RAW DATA:

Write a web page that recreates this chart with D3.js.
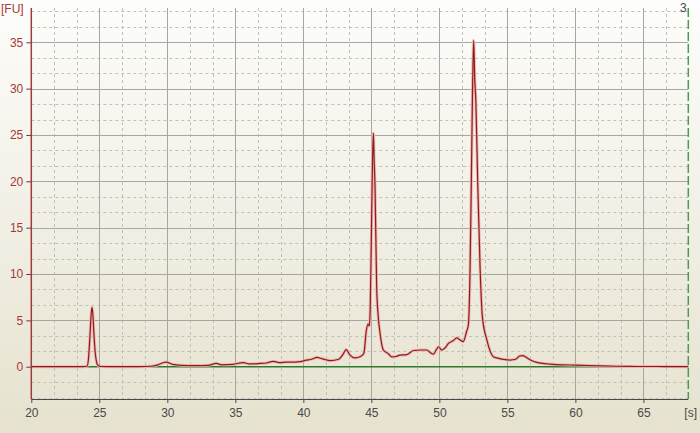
<!DOCTYPE html>
<html>
<head>
<meta charset="utf-8">
<script src="https://cdn.jsdelivr.net/npm/d3@7"></script>
<style>
  html, body { margin: 0; padding: 0; background: #ece9d8; }
  svg { display: block; }
  text { font-family: "Liberation Sans", Arial, sans-serif; font-size: 12px; }
</style>
</head>
<body>
<svg id="chart" width="700" height="433"></svg>
<script>
// electropherogram trace
var times = [20.0, 21.0, 22.0, 23.0, 23.8, 24.1, 24.2, 24.3, 24.4, 24.46, 24.52, 24.6, 24.7, 24.8, 24.9, 25.1,
    26.0, 27.0, 28.0, 28.8, 29.3, 29.9, 30.4, 31.0, 32.0, 33.0, 33.6, 34.0, 34.8, 35.6, 36.0, 36.8, 37.3,
    37.8, 38.2, 38.8, 39.4, 39.8, 40.2, 40.6, 41.0, 41.4, 42.0, 42.6, 42.9, 43.15, 43.4, 43.8, 44.2, 44.45,
    44.62, 44.75, 44.85, 44.92, 45.0, 45.08, 45.15, 45.2, 45.27, 45.39, 45.5, 45.64, 45.88, 46.25, 46.5,
    46.8, 47.1, 47.6, 48.1, 48.6, 49.07, 49.35, 49.56, 49.8, 49.93, 50.18, 50.4, 50.66, 51.0, 51.28, 51.5,
    51.76, 52.0, 52.13, 52.25, 52.35, 52.43, 52.52, 52.6, 52.68, 52.82, 52.99, 53.16, 53.49, 53.97, 54.22,
    54.7, 55.2, 55.6, 55.9, 56.1, 56.4, 56.7, 57.16, 57.6, 58.1, 59.0, 60.0, 61.0, 62.0, 63.0, 64.0, 65.0,
    66.0, 67.0, 68.3];
var fu = [0.0, 0.0, 0.0, 0.0, 0.0, 0.05, 0.8, 3.0, 5.6, 6.4, 5.8, 3.6, 1.5, 0.5, 0.15, 0.02,
    0.0, 0.0, 0.0, 0.05, 0.2, 0.5, 0.25, 0.15, 0.12, 0.15, 0.35, 0.2, 0.25, 0.45, 0.3, 0.35, 0.4,
    0.58, 0.45, 0.5, 0.5, 0.55, 0.7, 0.8, 1.0, 0.85, 0.65, 0.8, 1.3, 1.85, 1.3, 0.95, 1.1, 1.45,
    3.8, 4.6, 4.4, 6.5, 14.0, 22.0, 25.2, 22.5, 19.4, 8.6, 5.5, 3.6, 1.8, 1.4, 1.05,
    1.1, 1.25, 1.3, 1.75, 1.8, 1.8, 1.5, 1.35, 1.9, 2.15, 1.8, 2.0, 2.5, 2.8, 3.1, 2.9,
    2.7, 3.8, 4.5, 10.0, 20.0, 29.0, 35.2, 31.0, 28.8, 19.8, 10.8, 5.4, 2.9, 1.08, 0.95,
    0.8, 0.72, 0.8, 1.15, 1.2, 1.0, 0.72, 0.47, 0.35, 0.28, 0.2, 0.17, 0.12, 0.08, 0.05, 0.03, 0.02,
    0.02, 0.01, 0.0];

var xTicks = [20, 25, 30, 35, 40, 45, 50, 55, 60, 65];
var yTicks = [0, 5, 10, 15, 20, 25, 30, 35];

var svg = d3.select("#chart");
var W = 700, H = 433;
var mLeft = 31.3, mRight = 688.3, mTop = 8, mBottom = 399;

var x = d3.scaleLinear().domain([20, 68.3]).range([mLeft, mRight]);
var y = d3.scaleLinear().domain([-3.485, 38.7]).range([mBottom, mTop]);

// background gradient, white at top to beige at bottom
var defs = svg.append("defs");
var grad = defs.append("linearGradient")
    .attr("id", "bg")
    .attr("x1", 0).attr("y1", 0).attr("x2", 0).attr("y2", 1);
grad.append("stop").attr("offset", "0%").attr("stop-color", "#fdfdfb");
grad.append("stop").attr("offset", "100%").attr("stop-color", "#e6e2cf");

svg.append("rect")
    .attr("width", W).attr("height", H)
    .attr("fill", "url(#bg)");

// minor grid at thirds of the major step
var step = 5 / 3;
var xMinor = d3.range(Math.ceil(20 / step), Math.floor(68.3 / step) + 1)
    .map(function(i) { return i * step; })
    .filter(function(v) { return Math.abs(v / 5 - Math.round(v / 5)) > 0.01 && v > 20; });
var yMinor = d3.range(Math.ceil(-3.485 / step), Math.floor(38.7 / step) + 1)
    .map(function(i) { return i * step; })
    .filter(function(v) { return Math.abs(v / 5 - Math.round(v / 5)) > 0.01; });

var grid = svg.append("g").attr("class", "grid");

grid.selectAll(".xminor").data(xMinor).enter().append("line")
    .attr("x1", function(d) { return Math.round(x(d)) + 0.5; })
    .attr("x2", function(d) { return Math.round(x(d)) + 0.5; })
    .attr("y1", mTop).attr("y2", mBottom)
    .attr("stroke", "#c0c0bb")
    .attr("stroke-dasharray", "3,3");

grid.selectAll(".yminor").data(yMinor).enter().append("line")
    .attr("x1", mLeft).attr("x2", mRight)
    .attr("y1", function(d) { return Math.round(y(d)) + 0.5; })
    .attr("y2", function(d) { return Math.round(y(d)) + 0.5; })
    .attr("stroke", "#c0c0bb")
    .attr("stroke-dasharray", "3,3");

grid.selectAll(".xmajor").data(xTicks.slice(1)).enter().append("line")
    .attr("x1", function(d) { return Math.round(x(d)) + 0.5; })
    .attr("x2", function(d) { return Math.round(x(d)) + 0.5; })
    .attr("y1", mTop).attr("y2", mBottom)
    .attr("stroke", "#a6a6a4");

grid.selectAll(".ymajor").data(yTicks.slice(1)).enter().append("line")
    .attr("x1", mLeft).attr("x2", mRight)
    .attr("y1", function(d) { return Math.round(y(d)) + 0.5; })
    .attr("y2", function(d) { return Math.round(y(d)) + 0.5; })
    .attr("stroke", "#a6a6a4");

// baseline
svg.append("line")
    .attr("x1", mLeft).attr("x2", mRight)
    .attr("y1", y(0)).attr("y2", y(0))
    .attr("stroke", "#2c7a2c")
    .attr("stroke-width", 1.6);

// trace
var pts = times.map(function(t, i) { return [t, fu[i]]; });
var line = d3.line()
    .x(function(d) { return x(d[0]); })
    .y(function(d) { return y(d[1]); })
    .curve(d3.curveMonotoneX);

svg.append("path")
    .datum(pts)
    .attr("d", line)
    .attr("fill", "none")
    .attr("stroke", "#f0b4b0")
    .attr("stroke-width", 3)
    .attr("stroke-linejoin", "round");

svg.append("path")
    .datum(pts)
    .attr("d", line)
    .attr("fill", "none")
    .attr("stroke", "#8a1e1e")
    .attr("stroke-width", 1.2)
    .attr("stroke-linejoin", "round");

// axes
var xAxis = d3.axisBottom(x).tickValues(xTicks).tickSize(4).tickPadding(5);
var gx = svg.append("g")
    .attr("transform", "translate(0," + mBottom + ")")
    .call(xAxis);
gx.select(".domain").attr("stroke", "#4a4a4a").attr("d", "M" + mLeft + ",0.5H" + mRight);
gx.selectAll(".tick line").attr("stroke", "#4a4a4a");
gx.selectAll(".tick text")
    .attr("fill", "#4a4a4a")
    .style("font-family", "Liberation Sans, Arial, sans-serif")
    .style("font-size", "12px");

var yAxis = d3.axisLeft(y).tickValues(yTicks).tickSize(5).tickPadding(3);
var gy = svg.append("g")
    .attr("transform", "translate(" + mLeft + ",0)")
    .call(yAxis);
gy.select(".domain").attr("stroke", "#a33a3a").attr("stroke-width", 1.5)
    .attr("d", "M0," + mTop + "V" + mBottom);
gy.selectAll(".tick line").attr("stroke", "#6a3a3a");
gy.selectAll(".tick text")
    .attr("fill", "#a33a3a")
    .style("font-family", "Liberation Sans, Arial, sans-serif")
    .style("font-size", "12px");

// right green dashed axis
svg.append("line")
    .attr("x1", mRight).attr("x2", mRight)
    .attr("y1", mTop).attr("y2", mBottom)
    .attr("stroke", "#4f9a4f")
    .attr("stroke-width", 1.5)
    .attr("stroke-dasharray", "9,3");

// labels
svg.append("text")
    .attr("x", 1).attr("y", 13)
    .attr("fill", "#a33a3a")
    .text("[FU]");

svg.append("text")
    .attr("x", 697).attr("y", 417)
    .attr("text-anchor", "end")
    .attr("fill", "#4a4a4a")
    .text("[s]");

svg.append("text")
    .attr("x", 680).attr("y", 12)
    .attr("fill", "#4a4a4a")
    .text("3");
</script>
</body>
</html>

WHAT THE EXERCISE ASKS:
Select all lines in the listing that include the word "chart".

PROBLEM SOLUTION:
Write a web page that recreates this chart with D3.js.
<svg id="chart" width="700" height="433"></svg>
var svg = d3.select("#chart");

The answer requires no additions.